There’s no longer any doubt that augmented and virtual reality are a growing trend. But problems around cost and accessibility abound. With the aim of making VR more accessible, Google has launched a new tool called Tour Creator. The company already made an earlier attempt with Cardboard, the visor which may not have been able to compete with Facebook’s Oculus or the HTC Vive, but could show VR’s potential to anyone who could shell out the $15.
Google Tour Creator: how to create a virtual tour
The announcement about Tour Creator came as a surprise during the Google I/O conference which focuses on the education sector. This web app is made for students and allows them to create VR tours without any specialized technical knowledge. The new app works by using the Steet View database or user-created 360° photos, and it’s designed to support Google Cardboard and another of the company’s VR apps—Expeditions. Tour Creator seems like the natural progression from Expeditions, which offered users a more passive way to experience VR content and discover faraway places that they may not have otherwise been able to visit, like Machu Picchu or Antarctica.
To get started on a creation, first you need to name your tour and add a cover image. Then choose a location or point of interest on Google maps, or the tool lets you upload a 360° image and adds it to your tour choices. Tour Creator lets you add a button which will provide additional information on the place shown in the photo.
Your creations can then be exported to Poly, Google’s 3D library.
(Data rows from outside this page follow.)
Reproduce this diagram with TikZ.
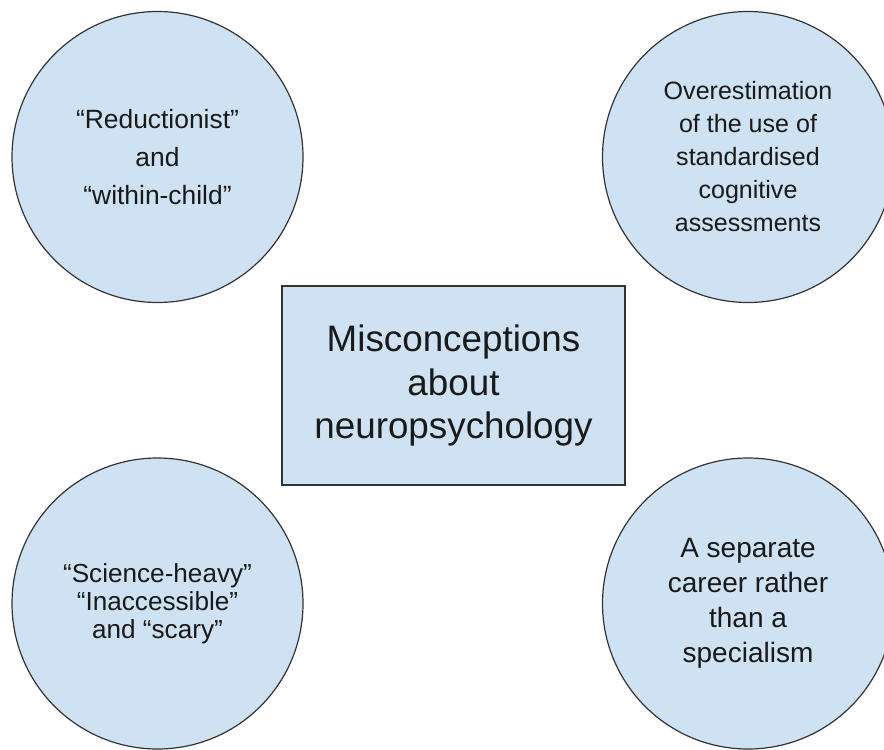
\documentclass[tikz,border=0pt]{standalone}
\usepackage{fontspec}
\setmainfont{Liberation Sans}
\definecolor{bubble}{HTML}{CFE2F3}
\definecolor{edge}{HTML}{333333}

\begin{document}
\begin{tikzpicture}[x=0.75pt,y=-0.75pt,
  idea/.style={circle,draw=edge,fill=bubble,line width=0.9pt,minimum size=218.25pt,inner sep=0pt,align=center,text=black!90,font=\fontsize{18.8pt}{24.75pt}\selectfont},
  topic/.style={rectangle,draw=edge,fill=bubble,line width=0.9pt,minimum width=257.25pt,minimum height=149.25pt,inner sep=0pt,align=center,text=black!90,font=\fontsize{27.6pt}{32.3pt}\selectfont}]
\useasboundingbox (0,0) rectangle (884,749);
\clip (0,0) rectangle (884,749);
\node[topic] (misc) at (453.5,385.5) {Misconceptions\\about\\neuropsychology};
\node[idea,font=\fontsize{19.8pt}{28.5pt}\selectfont] (reduct) at (157.5,157) {“Reductionist”\\and\\“within-child”};
\node[idea] (overest) at (748,157) {Overestimation\\of the use of\\standardised\\cognitive\\assessments};
\node[idea,font=\fontsize{19.6pt}{21pt}\selectfont] (science) at (157.5,603.5) {“Science-heavy”\\“Inaccessible”\\and “scary”};
\node[idea,font=\fontsize{21pt}{26.2pt}\selectfont] (career) at (748,603.5) {A separate\\career rather\\than a\\specialism};
\end{tikzpicture}
\end{document}
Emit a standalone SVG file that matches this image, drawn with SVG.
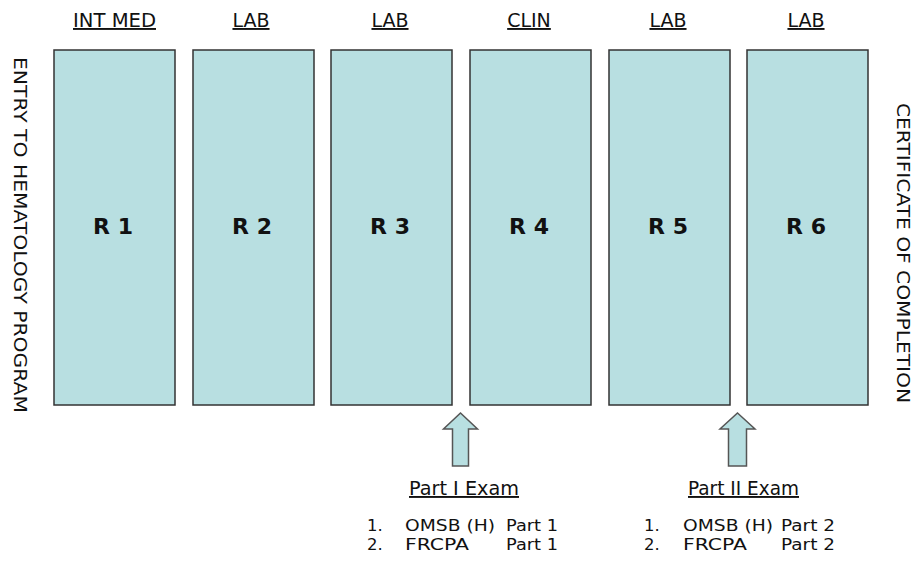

At that point, just send the link to a device with a Google Cardboard headset and you can view the content in VR. And of course you can also see it in 2D from a normal web browser.
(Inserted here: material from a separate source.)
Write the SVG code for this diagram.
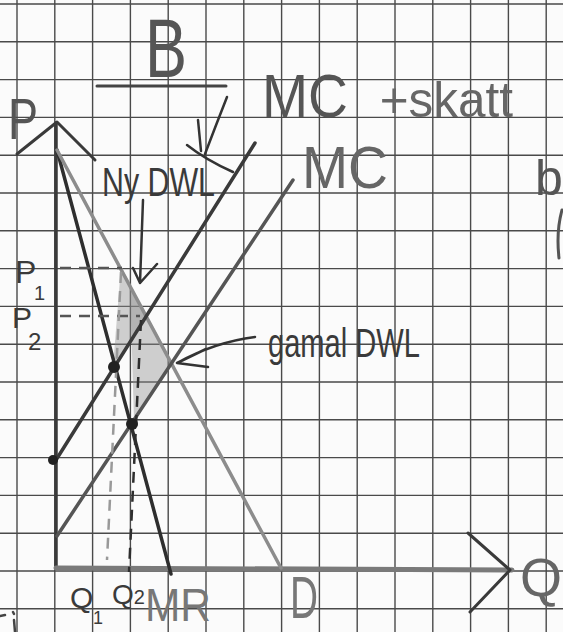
<svg xmlns="http://www.w3.org/2000/svg" width="563" height="632" viewBox="0 0 563 632">
<style>
text{font-family:"Liberation Sans","DejaVu Sans",sans-serif;fill:#3a3a3a}
.grid{stroke:#4a4a4a;stroke-width:1.4;fill:none}
.ln{fill:none;stroke-linecap:round;stroke-linejoin:round}
.dash{fill:none;stroke-width:2.5;stroke-dasharray:11 8}
.shade{fill:#8c8c8c;fill-opacity:0.4;stroke:none}
.dot{fill:#222}
</style>
<rect width="563" height="632" fill="#fbfbfb"/>
<g id="grid">
<path class="grid" d="M17,0V632M54.8,0V632M92.6,0V632M130.4,0V632M168.2,0V632M206,0V632M243.8,0V632M281.6,0V632M319.4,0V632M357.2,0V632M395,0V632M432.8,0V632M470.6,0V632M508.4,0V632M546.2,0V632
M0,4H563M0,41.8H563M0,79.6H563M0,117.4H563M0,155.2H563M0,193H563M0,230.8H563M0,268.6H563M0,306.4H563M0,344.2H563M0,382H563M0,419.8H563M0,457.6H563M0,495.4H563M0,533.2H563M0,571H563M0,608.8H563"/>
</g>
<g id="shading">
<polygon class="shade" points="121,266 146,316 113,367"/>
<polygon class="shade" points="130,284 173,363 134,421"/>
</g>
<g id="axes">
<line class="ln" x1="56" y1="123" x2="56" y2="568" stroke="#3a3a3a" stroke-width="3.5"/>
<polyline class="ln" points="17,154 57,122 95,160" stroke="#3a3a3a" stroke-width="3"/>
<line class="ln" x1="56" y1="568" x2="512" y2="570" stroke="#7a7a7a" stroke-width="5"/>
<polyline class="ln" points="468,533 510,570 470,612" stroke="#3a3a3a" stroke-width="3"/>
</g>
<g id="connectors">
<line id="mr" class="ln" x1="57" y1="150" x2="171" y2="574" stroke="#2e2e2e" stroke-width="3.5"/>
<line id="d" class="ln" x1="57" y1="150" x2="281" y2="568" stroke="#8c8c8c" stroke-width="3.5"/>
<line id="mc-tax" class="ln" x1="56" y1="460" x2="255" y2="143" stroke="#3a3a3a" stroke-width="3.5"/>
<line id="mc" class="ln" x1="57" y1="536" x2="293" y2="180" stroke="#555" stroke-width="3.5"/>
<line class="dash" x1="60" y1="268" x2="122" y2="268" stroke="#555"/>
<line class="dash" x1="60" y1="316" x2="140" y2="316" stroke="#555"/>
<line class="dash" x1="121" y1="272" x2="107" y2="560" stroke="#999"/>
<line class="dash" x1="141" y1="320" x2="129" y2="572" stroke="#2e2e2e"/>
<path class="ln" d="M227,97Q216,125 205,154M198,120L201,151M187,145Q206,160 233,172" stroke="#333" stroke-width="2.5"/>
<path class="ln" d="M143,200L140,283M133,268L140,283L157,264" stroke="#333" stroke-width="2.5"/>
<path class="ln" d="M255,337Q215,342 177,363M177,363L206,349M177,363L208,367" stroke="#333" stroke-width="2.5"/>
</g>
<g id="points">
<circle class="dot" cx="114" cy="367" r="6"/>
<circle class="dot" cx="132" cy="424" r="6"/>
<circle class="dot" cx="53" cy="460" r="5"/>
</g>
<g id="labels">
<g id="title"><text x="145" y="77" font-size="84" textLength="42" lengthAdjust="spacingAndGlyphs" style="fill:#555">B</text>
<line class="ln" x1="97" y1="86" x2="226" y2="86" stroke="#444" stroke-width="3"/></g>
<text id="lbl-p" x="8" y="139" font-size="58" textLength="30" lengthAdjust="spacingAndGlyphs" style="fill:#555">P</text>
<text id="lbl-p1" x="15" y="283" font-size="32">P<tspan x="34" y="300" font-size="20">1</tspan></text>
<text id="lbl-p2" x="12" y="328" font-size="30">P<tspan x="28" y="350" font-size="24">2</tspan></text>
<text id="lbl-mctax" x="262" y="117"><tspan font-size="62" textLength="86" lengthAdjust="spacingAndGlyphs" style="fill:#555">MC</tspan><tspan x="366" font-size="50" textLength="147" lengthAdjust="spacingAndGlyphs" style="fill:#666"> +skatt</tspan></text>
<text id="lbl-mc" x="302" y="188" font-size="60" textLength="86" lengthAdjust="spacingAndGlyphs" style="fill:#666">MC</text>
<text id="lbl-ny" x="102" y="196" font-size="40" textLength="113" lengthAdjust="spacingAndGlyphs">Ny DWL</text>
<text id="lbl-gamal" x="268" y="357" font-size="40" textLength="152" lengthAdjust="spacingAndGlyphs">gamal DWL</text>
<text id="lbl-q1" x="70" y="608" font-size="30">Q<tspan x="93" y="624" font-size="18">1</tspan></text>
<text id="lbl-q2" x="112" y="604" font-size="28">Q<tspan font-size="20">2</tspan></text>
<text id="lbl-mr" x="145" y="621" font-size="46" textLength="66" lengthAdjust="spacingAndGlyphs" style="fill:#777">MR</text>
<text id="lbl-d" x="290" y="618" font-size="60" textLength="28" lengthAdjust="spacingAndGlyphs" style="fill:#777">D</text>
<text id="lbl-q" x="520" y="596" font-size="54" style="fill:#666">Q</text>
<text id="edge-b" x="535" y="195" font-size="50" style="fill:#555">b</text>
<path class="ln" d="M562,210Q556,232 559,258" stroke="#555" stroke-width="3"/>
<path class="ln" d="M0,616L5,615M13,612L14,614M14,620L15,632" stroke="#444" stroke-width="2.5"/>
</g>
</svg>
Google and Virtual Reality: how the future could look
Since the launch of Expedition in 2015, Google’s data shows that more than 3 millions students have virtually visited far-flung locations around the world. Further development on Expeditions saw the introduction of a selfie stick last year that enables augmented reality experiences. Google’s AR works with any camera, but the company’s own Talco technology with 3D sensor makes the virtual experience extremely realistic. It’s very similar to Microsoft’s Hololens, and better than the View Mixed Reality technology that uses simple RBG cameras on computers and Windows tablets.
“It’s been a success beyond anything we imagined”, says Clay Bavor, VP of Google’s Virtual and Augmented Reality and head of Daydream. However, unlike Expeditions, Google Tour Creator offers great potential even outside of the education sector–to help businesses for example. “It’s not just a slideshow,” Bavor continues. “It can have narration, and interactive overlays, additional zoomed-in photos as part of the experience.” And regarding using it for business, Google has revealed that it’s already working with real estate companies who are using Tour Creator to create virtual guided tours inside buildings. Meanwhile, the airline KLM has set up a series of tours to train staff on different types of aircraft.